[START OF Material]

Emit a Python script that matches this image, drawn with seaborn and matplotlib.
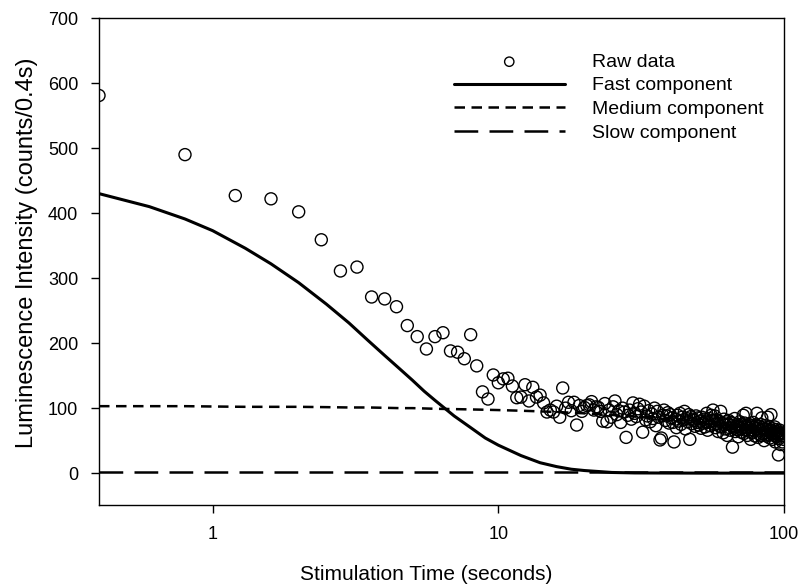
import numpy as np
import pandas as pd
import matplotlib
matplotlib.use("Agg")
import matplotlib.pyplot as plt
import seaborn as sns

# ---------------- data ----------------
# raw data: one channel every 0.4 s, 250 channels (0.4 .. 100 s)
raw_time = np.round(np.arange(1, 251) * 0.4, 1)
raw_counts = [
    581, 490, 427, 422, 402, 359, 311, 317, 271, 268,
    256, 227, 210, 191, 210, 216, 188, 186, 176, 213,
    165, 125, 114, 151, 139, 145, 146, 134, 116, 117,
    136, 111, 132, 117, 120, 108, 94, 97, 94, 103,
    86, 131, 100, 109, 96, 109, 74, 104, 95, 101,
    104, 105, 110, 97, 102, 101, 95, 80, 107, 79,
    97, 86, 102, 111, 90, 96, 78, 100, 94, 55,
    89, 97, 83, 108, 92, 87, 99, 106, 94, 63,
    103, 82, 88, 96, 79, 91, 84, 100, 73, 95,
    86, 51, 54, 89, 97, 81, 88, 93, 77, 90,
    85, 78, 48, 83, 70, 89, 80, 92, 75, 86,
    82, 95, 68, 84, 79, 90, 52, 87, 76, 83,
    81, 72, 88, 78, 85, 74, 80, 69, 86, 77,
    83, 71, 79, 92, 66, 78, 84, 73, 89, 81,
    97, 75, 88, 70, 82, 76, 64, 80, 72, 95,
    71, 77, 62, 83, 74, 68, 79, 58, 75, 81,
    70, 66, 78, 73, 40, 76, 69, 84, 64, 72,
    67, 75, 56, 71, 79, 68, 63, 74, 70, 89,
    61, 77, 66, 92, 72, 58, 69, 75, 64, 71,
    52, 67, 73, 62, 78, 65, 70, 57, 68, 74,
    92, 69, 55, 72, 60, 66, 75, 58, 85, 70,
    61, 67, 50, 73, 62, 68, 57, 65, 86, 59,
    64, 71, 54, 66, 90, 60, 65, 52, 68, 58,
    63, 71, 48, 62, 67, 56, 64, 59, 28, 53,
    61, 66, 44, 60, 57, 63, 48, 58, 52, 61,
]

comp_time = [0.4, 0.6, 0.8, 1.0, 1.3, 1.6, 2.0, 2.5, 3.0, 3.5, 4.0, 4.5, 5.0,
             5.5, 6.0, 7.0, 8.0, 9.0, 10, 12, 14, 16, 18, 20, 25, 30, 50, 100]
fast_vals = [430, 410, 391, 373, 346, 322, 293, 260, 231, 204, 181, 161, 143,
             126, 112, 88, 70, 54, 43, 27, 16, 10, 6, 4, 1, 0.3, 0, 0]
medium_vals = [103, 103, 103, 102.5, 102, 102, 102, 101.5, 101, 101, 100.5, 100, 100,
               99.5, 99, 98.5, 98, 97.5, 97, 96, 95, 94, 93, 92, 89.5, 87, 79, 61]
slow_vals = [2] * len(comp_time)

labels = ["Raw data", "Fast component", "Medium component", "Slow component"]
x_ticks = [1, 10, 100]
x_tick_labels = ["1", "10", "100"]
y_ticks = [0, 100, 200, 300, 400, 500, 600, 700]

raw_df = pd.DataFrame({"t": raw_time, "counts": raw_counts})
comp_df = pd.DataFrame({"t": comp_time, "fast": fast_vals,
                        "medium": medium_vals, "slow": slow_vals})

# ---------------- plot ----------------
sns.set_theme(style="white")
plt.rcParams["font.family"] = ["Liberation Sans", "DejaVu Sans"]

fig = plt.figure(figsize=(8.01, 5.85), dpi=100)
ax = fig.add_axes([0.1236, 0.1368, 0.9788 - 0.1236, 0.969 - 0.1368])

sns.scatterplot(data=raw_df, x="t", y="counts", ax=ax, marker="o", s=75,
                color="none", edgecolor="black", linewidth=1.0, label=labels[0],
                zorder=3)
sns.lineplot(data=comp_df, x="t", y="fast", ax=ax, color="black", lw=2.2,
             label=labels[1], estimator=None, sort=False, zorder=4)
sns.lineplot(data=comp_df, x="t", y="medium", ax=ax, color="black", lw=1.8,
             linestyle=(0, (4.2, 2.6)), label=labels[2], estimator=None,
             sort=False, zorder=4)
sns.lineplot(data=comp_df, x="t", y="slow", ax=ax, color="black", lw=1.8,
             linestyle=(0, (9.5, 4.5)), label=labels[3], estimator=None,
             sort=False, zorder=4)

ax.set_xscale("log")
ax.set_xlim(0.4, 100)
ax.set_ylim(-49, 700)
ax.set_xticks(x_ticks)
ax.set_xticklabels(x_tick_labels)
ax.xaxis.set_minor_locator(matplotlib.ticker.NullLocator())
ax.set_yticks(y_ticks)

ax.tick_params(axis="both", which="major", direction="out", length=6, width=1,
               color="black", labelsize=13, labelcolor="black", pad=9,
               bottom=True, left=True)
for sp in ax.spines.values():
    sp.set_color("black")
    sp.set_linewidth(1.0)

ax.set_xlabel("Stimulation Time (seconds)", fontsize=15, color="black", labelpad=16)
ax.xaxis.label.set_x(0.477)
ax.set_ylabel("Luminescence Intensity (counts/0.4s)", fontsize=17, color="black",
              labelpad=7)
ax.yaxis.label.set_y(0.518)

handles, labs = ax.get_legend_handles_labels()
leg = ax.legend(handles, labs, loc="upper left", bbox_to_anchor=(0.518, 0.928),
                frameon=False, fontsize=14, handlelength=5.7, handletextpad=1.4,
                labelspacing=0.31, borderpad=0, borderaxespad=0, scatterpoints=1)
for t in leg.get_texts():
    t.set_color("black")
leg.legend_handles[0].set_sizes([45])

fig.savefig("out.png", dpi=100, facecolor="white")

[END OF Material]

§ **What is expected**: Repeat the material above verbatim, with no pictures in the output.

§ **Worked answer**:
Emit a Python script that matches this image, drawn with seaborn and matplotlib.
import numpy as np
import pandas as pd
import matplotlib
matplotlib.use("Agg")
import matplotlib.pyplot as plt
import seaborn as sns

# ---------------- data ----------------
# raw data: one channel every 0.4 s, 250 channels (0.4 .. 100 s)
raw_time = np.round(np.arange(1, 251) * 0.4, 1)
raw_counts = [
    581, 490, 427, 422, 402, 359, 311, 317, 271, 268,
    256, 227, 210, 191, 210, 216, 188, 186, 176, 213,
    165, 125, 114, 151, 139, 145, 146, 134, 116, 117,
    136, 111, 132, 117, 120, 108, 94, 97, 94, 103,
    86, 131, 100, 109, 96, 109, 74, 104, 95, 101,
    104, 105, 110, 97, 102, 101, 95, 80, 107, 79,
    97, 86, 102, 111, 90, 96, 78, 100, 94, 55,
    89, 97, 83, 108, 92, 87, 99, 106, 94, 63,
    103, 82, 88, 96, 79, 91, 84, 100, 73, 95,
    86, 51, 54, 89, 97, 81, 88, 93, 77, 90,
    85, 78, 48, 83, 70, 89, 80, 92, 75, 86,
    82, 95, 68, 84, 79, 90, 52, 87, 76, 83,
    81, 72, 88, 78, 85, 74, 80, 69, 86, 77,
    83, 71, 79, 92, 66, 78, 84, 73, 89, 81,
    97, 75, 88, 70, 82, 76, 64, 80, 72, 95,
    71, 77, 62, 83, 74, 68, 79, 58, 75, 81,
    70, 66, 78, 73, 40, 76, 69, 84, 64, 72,
    67, 75, 56, 71, 79, 68, 63, 74, 70, 89,
    61, 77, 66, 92, 72, 58, 69, 75, 64, 71,
    52, 67, 73, 62, 78, 65, 70, 57, 68, 74,
    92, 69, 55, 72, 60, 66, 75, 58, 85, 70,
    61, 67, 50, 73, 62, 68, 57, 65, 86, 59,
    64, 71, 54, 66, 90, 60, 65, 52, 68, 58,
    63, 71, 48, 62, 67, 56, 64, 59, 28, 53,
    61, 66, 44, 60, 57, 63, 48, 58, 52, 61,
]

comp_time = [0.4, 0.6, 0.8, 1.0, 1.3, 1.6, 2.0, 2.5, 3.0, 3.5, 4.0, 4.5, 5.0,
             5.5, 6.0, 7.0, 8.0, 9.0, 10, 12, 14, 16, 18, 20, 25, 30, 50, 100]
fast_vals = [430, 410, 391, 373, 346, 322, 293, 260, 231, 204, 181, 161, 143,
             126, 112, 88, 70, 54, 43, 27, 16, 10, 6, 4, 1, 0.3, 0, 0]
medium_vals = [103, 103, 103, 102.5, 102, 102, 102, 101.5, 101, 101, 100.5, 100, 100,
               99.5, 99, 98.5, 98, 97.5, 97, 96, 95, 94, 93, 92, 89.5, 87, 79, 61]
slow_vals = [2] * len(comp_time)

labels = ["Raw data", "Fast component", "Medium component", "Slow component"]
x_ticks = [1, 10, 100]
x_tick_labels = ["1", "10", "100"]
y_ticks = [0, 100, 200, 300, 400, 500, 600, 700]

raw_df = pd.DataFrame({"t": raw_time, "counts": raw_counts})
comp_df = pd.DataFrame({"t": comp_time, "fast": fast_vals,
                        "medium": medium_vals, "slow": slow_vals})

# ---------------- plot ----------------
sns.set_theme(style="white")
plt.rcParams["font.family"] = ["Liberation Sans", "DejaVu Sans"]

fig = plt.figure(figsize=(8.01, 5.85), dpi=100)
ax = fig.add_axes([0.1236, 0.1368, 0.9788 - 0.1236, 0.969 - 0.1368])

sns.scatterplot(data=raw_df, x="t", y="counts", ax=ax, marker="o", s=75,
                color="none", edgecolor="black", linewidth=1.0, label=labels[0],
                zorder=3)
sns.lineplot(data=comp_df, x="t", y="fast", ax=ax, color="black", lw=2.2,
             label=labels[1], estimator=None, sort=False, zorder=4)
sns.lineplot(data=comp_df, x="t", y="medium", ax=ax, color="black", lw=1.8,
             linestyle=(0, (4.2, 2.6)), label=labels[2], estimator=None,
             sort=False, zorder=4)
sns.lineplot(data=comp_df, x="t", y="slow", ax=ax, color="black", lw=1.8,
             linestyle=(0, (9.5, 4.5)), label=labels[3], estimator=None,
             sort=False, zorder=4)

ax.set_xscale("log")
ax.set_xlim(0.4, 100)
ax.set_ylim(-49, 700)
ax.set_xticks(x_ticks)
ax.set_xticklabels(x_tick_labels)
ax.xaxis.set_minor_locator(matplotlib.ticker.NullLocator())
ax.set_yticks(y_ticks)

ax.tick_params(axis="both", which="major", direction="out", length=6, width=1,
               color="black", labelsize=13, labelcolor="black", pad=9,
               bottom=True, left=True)
for sp in ax.spines.values():
    sp.set_color("black")
    sp.set_linewidth(1.0)

ax.set_xlabel("Stimulation Time (seconds)", fontsize=15, color="black", labelpad=16)
ax.xaxis.label.set_x(0.477)
ax.set_ylabel("Luminescence Intensity (counts/0.4s)", fontsize=17, color="black",
              labelpad=7)
ax.yaxis.label.set_y(0.518)

handles, labs = ax.get_legend_handles_labels()
leg = ax.legend(handles, labs, loc="upper left", bbox_to_anchor=(0.518, 0.928),
                frameon=False, fontsize=14, handlelength=5.7, handletextpad=1.4,
                labelspacing=0.31, borderpad=0, borderaxespad=0, scatterpoints=1)
for t in leg.get_texts():
    t.set_color("black")
leg.legend_handles[0].set_sizes([45])

fig.savefig("out.png", dpi=100, facecolor="white")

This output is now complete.